The personal information of over 800,000 blood donors in Singapore has been exposed, through an unsecured database located on an internet-facing server.
According to the Health Sciences Authority (HSA), the data was exposed for nine weeks starting in January 2019, before being discovered by a cyber security expert who alerted Singapore’s Personal Data Protection Commission (PDPC).
Channel Asia understands that the cyber security expert who discovered the vulnerability is a not Singaporean, and is based overseas. HSA is in the contact with the expert to delete the exposed data.
The provider in question is Secur Solutions Group, contracted by HSA for services such as developing and maintaining the blood bank’s e-registration, re-booking, feedback and queue management systems.
The incident took place when the provider was working on a database containing the registration-related information of 808,201 blood donors, which included names, NRIC, gender, number of blood donations, dates of the last three blood donations, and in some cases, blood type, height and weight.
At this stage, it appears no other sensitive, medical or contact information was exposed, however, data included visitors to HSA’s blood banks inclusive of those who were unable to donate blood due to illnesses.
The data in question was provided to Secur Solutions Group from HSA for updating and testing due to feedback it received in late 2018 from donors that their data was not up to date.
Upon investigation, the data was placed on an internet-facing server on 4 January 2019, without putting the necessary safeguards in place to prevent unauthorised access.
This was done without HSA’s knowledge and approval, and against its contractual obligations with HSA.
“We sincerely apologise to our blood donors for this lapse by our vendor,” said Dr Mimi Choong, CEO of HSA. “We would like to assure donors that HSA's centralised blood bank system is not affected.
“HSA will also step up checks and monitoring of our vendors to ensure the safe and proper use of blood donor information.”

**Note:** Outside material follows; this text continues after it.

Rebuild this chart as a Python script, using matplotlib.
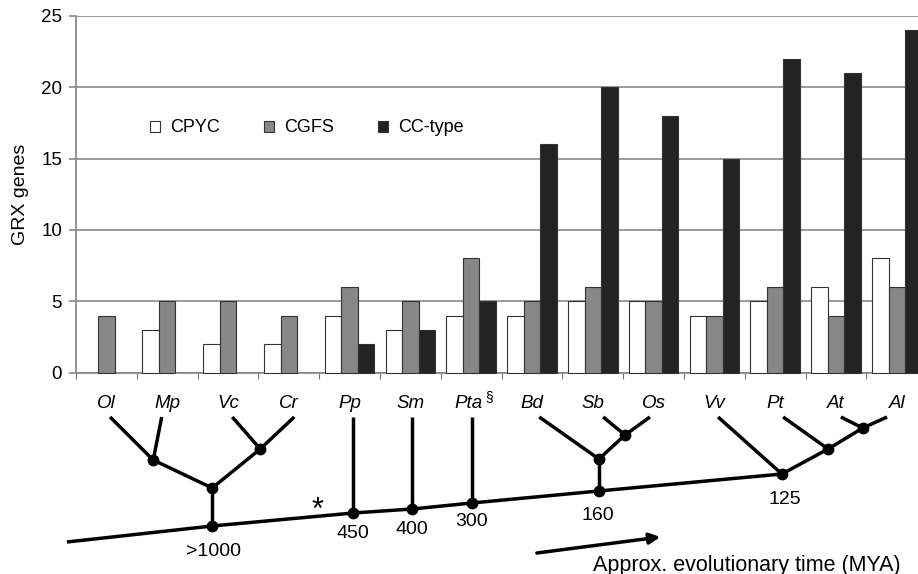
import matplotlib

matplotlib.use("Agg")
import matplotlib.pyplot as plt  # noqa: E402
import numpy as np  # noqa: E402
from matplotlib.patches import Patch  # noqa: E402

plt.rcParams["font.family"] = ["Liberation Sans", "DejaVu Sans"]

# ── data ─────────────────────────────────────────────────────────────────────
species = ["Ol", "Mp", "Vc", "Cr", "Pp", "Sm", "Pta", "Bd", "Sb", "Os",
           "Vv", "Pt", "At", "Al"]
cpyc = [0, 3, 2, 2, 4, 3, 4, 4, 5, 5, 4, 5, 6, 8]
cgfs = [4, 5, 5, 4, 6, 5, 8, 5, 6, 5, 4, 6, 4, 6]
cc_type = [0, 0, 0, 0, 2, 3, 5, 16, 20, 18, 15, 22, 21, 24]
series_names = ["CPYC", "CGFS", "CC-type"]
series_colors = ["white", "#878787", "#232323"]
y_ticks = [0, 5, 10, 15, 20, 25]

# tree drawn under the bars: x in category units, y = height above figure bottom
leaf_x = [0.06, 0.91, 2.07, 3.09, 4.06, 5.03, 6.01, 7.12, 8.17, 8.94,
          10.06, 11.13, 12.08, 12.84]
leaf_y = 157
inner_nodes = {
    "OlMp": (0.77, 114), "VcCr": (2.53, 125), "green": (1.74, 86),
    "n1000": (1.74, 48), "n450": (4.06, 61), "n400": (5.03, 65),
    "n300": (6.01, 71), "SbOs": (8.53, 139), "mono": (8.10, 115),
    "n160": (8.10, 83), "n125": (11.11, 100), "PtN": (11.87, 125),
    "AtAl": (12.44, 146), "start": (-0.65, 32),
}
tree_edges = [
    ("Ol", "OlMp"), ("Mp", "OlMp"), ("OlMp", "green"),
    ("Vc", "VcCr"), ("Cr", "VcCr"), ("VcCr", "green"), ("green", "n1000"),
    ("Pp", "n450"), ("Sm", "n400"), ("Pta", "n300"),
    ("Bd", "mono"), ("Sb", "SbOs"), ("Os", "SbOs"), ("SbOs", "mono"),
    ("mono", "n160"),
    ("Vv", "n125"), ("Pt", "PtN"), ("At", "AtAl"), ("Al", "AtAl"),
    ("AtAl", "PtN"), ("PtN", "n125"),
]
trunk = ["start", "n1000", "n450", "n400", "n300", "n160", "n125"]
time_labels = {"n1000": ">1000", "n450": "450", "n400": "400",
               "n300": "300", "n160": "160", "n125": "125"}

# ── figure ───────────────────────────────────────────────────────────────────
W, H = 918, 574
fig = plt.figure(figsize=(W / 100, H / 100), dpi=100)
left, width = 76 / W, 851.2 / W
bottom, height = (H - 372.7) / H, 357 / H
ax = fig.add_axes([left, bottom, width, height])

x = np.arange(len(species))
bw = 0.271
for k, (vals, name, col) in enumerate(zip([cpyc, cgfs, cc_type],
                                          series_names, series_colors)):
    vals = np.asarray(vals, dtype=float)
    keep = vals > 0  # zero counts draw nothing
    ax.bar(x[keep] + (k - 1) * bw, vals[keep], bw, color=col,
           edgecolor="#333333", linewidth=0.8, label=name, zorder=3,
           clip_on=False)

ax.set_xlim(-0.5, len(species) - 0.5)
ax.set_ylim(0, 25)
ax.set_yticks(y_ticks)
ax.yaxis.grid(True, color="#9a9a9a", linewidth=1.4, zorder=0)
ax.set_xticks(np.arange(-0.5, len(species), 1.0))
ax.set_xticklabels([])
ax.tick_params(axis="x", direction="out", length=4, color="#777777")
ax.tick_params(axis="y", direction="out", length=5, width=1.2,
               color="#8a8a8a", labelsize=13.5, pad=5)
for s in ["top", "right"]:
    ax.spines[s].set_visible(False)
for s in ["left", "bottom"]:
    ax.spines[s].set_color("#8a8a8a")
    ax.spines[s].set_linewidth(1.3)
ax.set_ylabel("GRX genes", fontsize=14, labelpad=9)

handles = [Patch(facecolor=c, edgecolor="#333333", linewidth=0.8)
           for c in series_colors]
fig.legend(handles, series_names, loc="center left",
           bbox_to_anchor=(150 / W, 1 - 128 / H), ncol=3, frameon=False,
           fontsize=13, handlelength=0.55, handleheight=0.55,
           handletextpad=0.55, columnspacing=2.45, borderpad=0,
           borderaxespad=0)

# ── tree ─────────────────────────────────────────────────────────────────────
tx = fig.add_axes([left, 0, width, bottom])
tx.set_xlim(-0.5, len(species) - 0.5)
tx.set_ylim(0, H - 372.7)
tx.axis("off")

pos = dict(inner_nodes)
for name, lx in zip(species, leaf_x):
    pos[name] = (lx, leaf_y)

for a, b in tree_edges:
    tx.plot([pos[a][0], pos[b][0]], [pos[a][1], pos[b][1]], color="black",
            lw=2.5, solid_capstyle="butt", clip_on=False)
tx.plot([pos[n][0] for n in trunk], [pos[n][1] for n in trunk],
        color="black", lw=2.5, solid_capstyle="butt", clip_on=False)
dots = [n for n in inner_nodes if n != "start"]
tx.plot([pos[n][0] for n in dots], [pos[n][1] for n in dots], "o",
        color="black", ms=7.5, clip_on=False)

for i, name in enumerate(species):
    if name == "Pta":
        tx.text(i - 0.04, 171, name, ha="center", va="center",
                fontsize=13.5, style="italic")
        tx.text(i + 0.29, 177, "§", ha="center", va="center", fontsize=10)
    else:
        tx.text(i, 171, name, ha="center", va="center", fontsize=13.5,
                style="italic")

offsets = {"n1000": (0.02, -26), "n450": (0.0, -20), "n400": (0.0, -21),
           "n300": (0.0, -19), "n160": (-0.02, -24), "n125": (0.05, -26)}
for n, lab in time_labels.items():
    dx, dy = offsets[n]
    tx.text(pos[n][0] + dx, pos[n][1] + dy, lab, ha="center", va="center",
            fontsize=14)

tx.text(3.48, 63, "*", ha="center", va="center", fontsize=22)
tx.annotate("", xy=(9.11, 37), xytext=(7.08, 21),
            arrowprops=dict(arrowstyle="-|>", lw=2.5, color="black",
                            mutation_scale=16, shrinkA=0, shrinkB=0))
tx.text(8.0, 9, "Approx. evolutionary time (MYA)", ha="left", va="center",
        fontsize=15.5)

fig.savefig("out.png", dpi=100)
plt.close(fig)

Once alerted of the incident by a cyber security expert, HSA immediately worked with Secur Solutions Group to disable access to the database, subsequently made a police report.
While HSA continues to investigate this incident, preliminary findings do indicate that there was no unauthorised access to the exposed data, other than the cyber security expert who discovered the vulnerability and alerted the authorities, who has been instructed by HSA to delete the exposed data.
Investigations are ongoing, with the incident appearing to be unintentional, however, with the rise on regional data breaches and security incidents, including 2018's SingHealth data breach that exposed the personal information of 1.5 million patients, public and private organisations entrusted with the public's data need to not just be more careful but lay down adequate safeguards to protect against human error.